The Hagler Institute for Advanced Study at Texas A&M announced Andrew Feinberg, Bloomberg Distinguished Professor of Epigenetics, as one of ten Hagler Fellows for its Class of 2020-21. The Hagler Institute plans to induct the Class of 2020-21 Hagler Fellows during its annual gala in 2021.
The program aims to provide a catalyst to advance research productivity by bringing together distinguished faculty and providing an environment for collaboration within and across disciplines.

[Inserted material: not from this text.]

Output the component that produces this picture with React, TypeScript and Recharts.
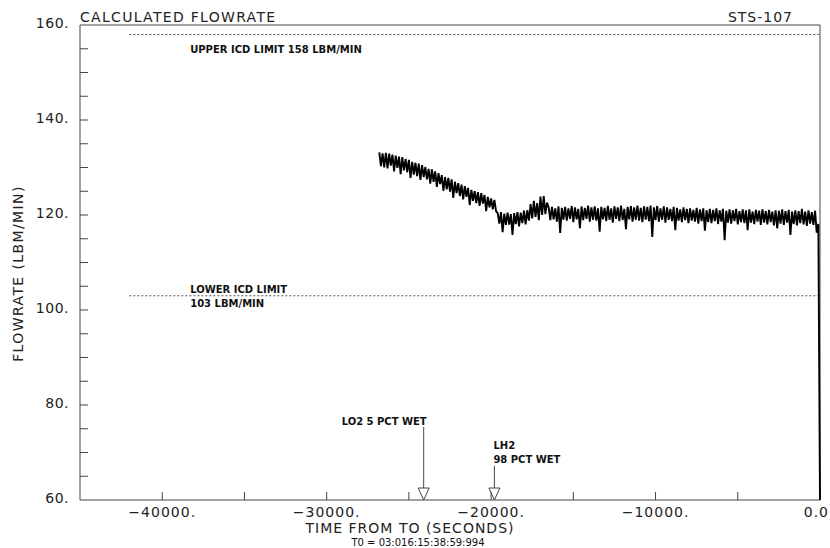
import { LineChart, Line, XAxis, YAxis, ReferenceLine, ReferenceDot } from "recharts";

const FONT = "DejaVu Sans";
const INK = "#222";
const AXIS = "#444";

// flowrate trace, one sample every 100 s starting at T-26800 s
const SAMPLE_START = -26800;
const SAMPLE_STEP = 100;
const flowrate: number[] = [
  // slow decline
  133.2, 130.3, 133.0, 130.0, 133.1, 129.8, 132.9, 130.4, 132.7, 129.2,
  132.5, 129.9, 132.3, 128.6, 132.2, 129.4, 131.8, 129.0, 131.6, 127.8,
  131.2, 128.5, 131.0, 128.2, 130.8, 127.4, 130.5, 128.0, 130.1, 127.5,
  129.7, 126.6, 129.6, 127.0, 129.2, 125.9, 128.8, 126.5, 128.4, 125.1,
  128.0, 125.4, 127.8, 124.9, 127.5, 123.6, 127.0, 124.6, 126.7, 124.0,
  126.4, 123.3, 126.1, 123.8, 125.7, 122.1, 125.3, 123.0, 125.0, 122.5,
  124.8, 121.9, 124.6, 122.4, 124.2, 120.8, 123.8, 121.6, 123.5, 121.2,
  123.2, 120.8,
  // trough
  120.4, 118.2, 120.6, 116.4, 120.3, 117.9, 120.5, 118.0, 120.2, 115.8,
  120.4, 118.1, 120.6, 117.6, 120.5, 118.3, 120.9, 118.0, 121.0,
  // bump
  118.8, 122.3, 119.3, 123.0, 119.6, 122.5, 118.9, 123.9, 120.0, 124.0,
  120.2, 122.6,
  // flat
  121.6, 118.9, 121.7, 119.1, 121.4, 118.6, 121.8, 116.2, 121.5, 119.0,
  121.7, 118.8, 121.4, 119.2, 121.9, 118.5, 121.6, 119.1, 121.3, 117.2,
  121.8, 118.9, 121.5, 119.2, 122.0, 118.6, 121.6, 119.0, 121.8, 118.8,
  121.4, 116.5, 121.7, 119.1, 121.5, 118.7, 121.9, 119.0, 121.4, 118.4,
  121.8, 119.2, 121.6, 118.7, 122.0, 118.9, 121.3, 117.0, 121.7, 119.1,
  121.9, 118.6, 121.6, 119.0, 122.0, 118.8, 121.5, 118.5, 121.8, 119.0,
  121.7, 118.7, 122.0, 115.4, 121.6, 118.9, 121.9, 118.6, 121.4, 119.0,
  121.8, 118.4, 121.6, 119.0, 121.3, 118.7, 121.7, 116.8, 121.5, 118.8,
  121.2, 118.5, 121.6, 118.9, 121.3, 118.3, 121.4, 118.8, 121.1, 118.6,
  121.5, 118.2, 121.2, 118.7, 121.4, 116.7, 121.0, 118.5, 121.3, 118.3,
  121.1, 118.7, 121.4, 118.1, 121.0, 118.6, 121.3, 114.7, 120.9, 118.4,
  121.2, 118.2, 121.0, 118.7, 121.3, 118.0, 120.8, 118.5, 121.2, 118.3,
  121.0, 116.8, 121.2, 118.4, 120.7, 118.1, 121.1, 118.6, 120.9, 117.9,
  121.2, 118.4, 120.8, 118.0, 121.1, 118.5, 120.7, 117.8, 121.0, 117.2,
  120.9, 118.2, 121.2, 117.9, 120.8, 118.4, 121.1, 115.8, 120.7, 118.1,
  121.0, 117.8, 120.8, 118.3, 121.3, 118.0, 120.7, 117.7, 121.0, 118.2,
  120.6, 117.9, 120.9, 116.3, 118.1,
  // T0
  60,
];

const xTicks = [-45000, -40000, -35000, -30000, -25000, -20000, -15000, -10000, -5000, 0];
const yTicks = [60, 65, 70, 75, 80, 85, 90, 95, 100, 105, 110, 115, 120, 125, 130, 135, 140, 145, 150, 155, 160];

const UPPER_LIMIT = 158;
const LOWER_LIMIT = 103;
const LIMIT_START = -42000;
const LIMIT_TEXT_X = -38300;

const data = flowrate.map((v, i) => ({ t: SAMPLE_START + i * SAMPLE_STEP, flow: v }));

const XTick = (props: any) => {
  const { x, y, payload } = props;
  const v = payload.value as number;
  const mark = v !== -45000 && v !== 0;
  const label = v % 10000 === 0;
  const text = v === 0 ? "0.0" : `\u2212${Math.abs(v)}.`;
  return (
    <g>
      {mark && <line x1={x} x2={x} y1={y} y2={y - 8} stroke={AXIS} />}
      {label && (
        <text
          x={v === 0 ? x + 9 : x}
          y={y + 17}
          textAnchor={v === 0 ? "end" : "middle"}
          fontFamily={FONT}
          fontSize={14}
          letterSpacing={1}
          fill={INK}
        >
          {text}
        </text>
      )}
    </g>
  );
};

const YTick = (props: any) => {
  const { x, y, payload } = props;
  const v = payload.value as number;
  const mark = v !== 60 && v !== 160;
  const label = v % 20 === 0;
  return (
    <g>
      {mark && <line x1={x} x2={x + 8} y1={y} y2={y} stroke={AXIS} />}
      {label && (
        <text x={x - 11} y={y + 3} textAnchor="end" fontFamily={FONT} fontSize={14} letterSpacing={0.5} fill={INK}>
          {`${v}.`}
        </text>
      )}
    </g>
  );
};

const smallText = (lines: string[], anchor: "start" | "end", dx: number) => (p: any) => (
  <g>
    {lines.map((s, i) => (
      <text
        key={i}
        x={p.cx + dx}
        y={p.cy + i * 14}
        textAnchor={anchor}
        fontFamily={FONT}
        fontSize={10}
        fontWeight="bold"
        fill="#111"
      >
        {s}
      </text>
    ))}
  </g>
);

const triangle = (p: any) => (
  <polygon
    points={`${p.cx - 5.5},${p.cy - 12} ${p.cx + 5.5},${p.cy - 12} ${p.cx},${p.cy}`}
    fill="#fff"
    stroke={AXIS}
  />
);

const TitleLabel = (p: any) => {
  const vb = p.viewBox;
  return (
    <g>
      <text x={vb.x} y={vb.y - 3} fontFamily={FONT} fontSize={14} letterSpacing={1.3} fill={INK}>
        CALCULATED FLOWRATE
      </text>
      <text x={vb.x + vb.width - 27} y={vb.y - 3} textAnchor="end" fontFamily={FONT} fontSize={14} letterSpacing={1} fill={INK}>
        STS-107
      </text>
    </g>
  );
};

const XLabel = (p: any) => {
  const vb = p.viewBox;
  const cx = vb.x + 330;
  return (
    <g>
      <text x={cx} y={vb.y + 33} textAnchor="middle" fontFamily={FONT} fontSize={14} letterSpacing={1} fill={INK}>
        TIME FROM TO (SECONDS)
      </text>
      <text x={cx + 8} y={vb.y + 46} textAnchor="middle" fontFamily={FONT} fontSize={10} fill="#111">
        T0 = 03:016:15:38:59:994
      </text>
    </g>
  );
};

const YLabel = (p: any) => {
  const vb = p.viewBox;
  const cx = vb.x + 23;
  const cy = vb.y + vb.height / 2 + 11;
  return (
    <text
      x={cx}
      y={cy}
      transform={`rotate(-90 ${cx} ${cy})`}
      textAnchor="middle"
      fontFamily={FONT}
      fontSize={14}
      letterSpacing={1.4}
      fill={INK}
    >
      FLOWRATE (LBM/MIN)
    </text>
  );
};

export default function App() {
  return (
    <div style={{ position: "absolute", left: 0, top: 0, width: 830, height: 548, background: "#fff" }}>
      <LineChart width={830} height={548} data={data} margin={{ top: 25, right: 10, bottom: 0, left: 0 }}>
        <XAxis
          dataKey="t"
          type="number"
          domain={[-45000, 0]}
          ticks={xTicks}
          interval={0}
          height={48}
          tickSize={0}
          tickMargin={0}
          tickLine={false}
          stroke={AXIS}
          tick={<XTick />}
          label={XLabel}
        />
        <YAxis
          type="number"
          domain={[60, 160]}
          ticks={yTicks}
          interval={0}
          width={80}
          tickSize={0}
          tickMargin={0}
          tickLine={false}
          stroke={AXIS}
          tick={<YTick />}
          label={YLabel}
        />
        <ReferenceLine y={160} stroke={AXIS} label={TitleLabel} />
        <ReferenceLine x={0} stroke={AXIS} />
        <ReferenceLine
          segment={[{ x: LIMIT_START, y: UPPER_LIMIT }, { x: 0, y: UPPER_LIMIT }]}
          stroke="#555"
          strokeDasharray="2 2"
        />
        <ReferenceLine
          segment={[{ x: LIMIT_START, y: LOWER_LIMIT }, { x: 0, y: LOWER_LIMIT }]}
          stroke="#555"
          strokeDasharray="2 2"
        />
        <ReferenceDot x={LIMIT_TEXT_X} y={154.1} r={0} shape={smallText(["UPPER ICD LIMIT 158 LBM/MIN"], "start", 0)} />
        <ReferenceDot x={LIMIT_TEXT_X} y={103.6} r={0} shape={smallText(["LOWER ICD LIMIT", "103 LBM/MIN"], "start", 0)} />

        <ReferenceLine segment={[{ x: -24100, y: 75.4 }, { x: -24100, y: 62.5 }]} stroke={AXIS} />
        <ReferenceDot x={-24100} y={60} r={0} shape={triangle} />
        <ReferenceDot x={-24100} y={75.8} r={0} shape={smallText(["LO2 5 PCT WET"], "end", 3)} />

        <ReferenceLine segment={[{ x: -19800, y: 67.2 }, { x: -19800, y: 62.5 }]} stroke={AXIS} />
        <ReferenceDot x={-19800} y={60} r={0} shape={triangle} />
        <ReferenceDot x={-19800} y={70.7} r={0} shape={smallText(["LH2", "98 PCT WET"], "start", -1)} />

        <Line
          type="linear"
          dataKey="flow"
          stroke="#000"
          strokeWidth={1.9}
          dot={false}
          isAnimationActive={false}
        />
      </LineChart>
    </div>
  );
}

Hagler Fellows are selected from among top scholars in their respective fields who have been recognized internationally for their scholarship and professional accomplishments, and who belong to the National Academies of Sciences, Engineering, and Medicine; the Academy of Arts and Sciences; or hold recognitions in their fields of equal stature. Since the program was launched in 2012, 80 researchers have been named Hagler Fellows and brought to Texas A&M University to collaborate with faculty, researchers, and students on groundbreaking research projects.
For Feinberg, this distinction is a culmination of years of partnership and interdisciplinary work between JHU and TAMU on how genetics and environmental factors interact to result in disease, as well as the mechanisms through which this happens.
“I’ve been working with David Threadgill, a mouse geneticist at TAMU, on testing our ideas about how genes and environment conspire to cause disease by changing the epigenome; he and his colleagues have a unique resource of mice that show DNA sequence complexity similar to that of humans,” Feinberg says.
As a Hagler Fellow, Feinberg plans to advance his mouse research modeling gene environment interaction of common human traits, such as lead poisoning and diet. It is also an opportunity for his Johns Hopkins students to spend time in the TAMU labs and to bring TAMU students and fellows to Hopkins. “I can learn a lot from students and faculty at TAMU in fields that are new to me, such as veterinary and nutrition science,” he explains. “And I hope that my lab and I can teach them some epigenetics in exchange.”
The honor also comes with what Feinberg sees as a personal perk.
“On my visits I get to eat Texas barbecue, which, to my astonishment, is actually brisket, the same thing we eat here on Jewish holidays, just not smoked.”